#3995
vanilla
A new take on a Bard role, generally themed around leading a party of other adventurers through the dungeon, with some other additional ideas:
- The bard and healer cannot both be focused around petmongering, so one of them would have to change. Most likely the healer, as the bard’s traditional abilities are only good on pets.
- Instead of the standard little dog or kitten, the bard starts with a “party”
of 3-4 player monsters, who are randomly chosen from other roles.
- This would make the primary strategy focused on having the party do the fighting for you, letting them level up, providing them with weapons and equipment, and not letting them die.
- Healers and archeologists, and possibly tourists, don’t make very good additions to the party, and so should perhaps be ineligible.
- Party roles could be randomly chosen from distinct sets of “strong melee fighter” (Bar or Cav or Kni or Val), “ranged combat” (Ran or Rog or Sam or possibly Tou), and “spellcaster/cleric” (possibly Hea or Mon or Pri or Wiz). These could also just be hardcoded.
- The party will not start with the full starting inventory of their respective roles. They will generally have the same weapons and armor, but will probably not have any of the scrolls, rings, wands they normally start with, and starting spellbooks should be either eliminated or unrandomized. In other words, you shouldn’t be incentivized to slaughter your allies for their stuff.
- Healer strategy should shift away from petmongering - the easiest way to do this is change the protection formula in such a way that the protection racket doesn’t exist; so that the player isn’t incentivized to keep XL as low as possible until they can buy protection.
- Difficult for Healers to find a new niche. (Avoidance of combat is an option, but dtsund’s Class Overhaul Proposal calls for Archeologists to fill that niche). Perhaps something that focuses on pacifying monsters by healing them, but this has issues: you shouldn’t be able to ‘‘tame’’ by healing since that turns Healers back in the direction of acquiring lots of pets, and most monsters start at full HP and don’t need any healing.
- Bards (and probably all players) should be able to equip their pets by #looting them, or a similar mechanism. (This would also apply to mounts.) Intelligent monsters will prefer player-given items above all others and will never willingly replace them for other gear. Possibly make this behavior dependent on options, because some players may want their pets to be pragmatic in their gear choices.
- Player monster pets should perhaps not be able to detect curses.
- Songbooks, + class items which contain a song that the bard can learn.
- Balancing the songbook generation rate against spellbooks might be tricky, because although bards can still cast spells and other roles can play songs, each is not very likely to have that much use for the other set of books. Hardcoding different probabilities based on whether the character is a bard or not doesn’t seem very clean.

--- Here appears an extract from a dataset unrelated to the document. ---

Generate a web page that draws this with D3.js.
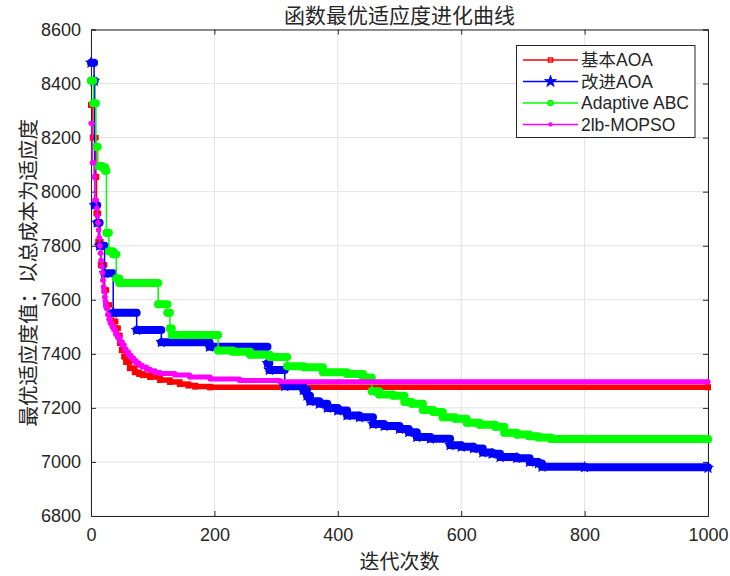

- Possibly the bard should be able to discover songs by trial and error, although simple brute forcing is definitely not the way to do it. Maybe all spellbooks start identified.
- The bard could need to practice the song by using the songbook in order to restore “song memory”. Song memory does not work quite like spell memory, it works essentially like direct success rate. There might be some mandatory delay between practices, meaning you can’t take an unlearned song and practice it up to 100% immediately. Or there could be a possible failure of practice, maybe a dexterity penalty (“Dumb move! You strain your fingers.”) to serve to prevent practice-spam. Playing a song would serve to
- Songbooks do not eventually go blank, and can be used for practice indefinitely.
- Or to keep it realistic with learning actual songs, you need to have the songbook on hand early on when you want to play it, but as you play it more and gain practice, you can eventually play the song without it anymore.
- The bard should possibly be able to sing some of their songs without requiring an instrument.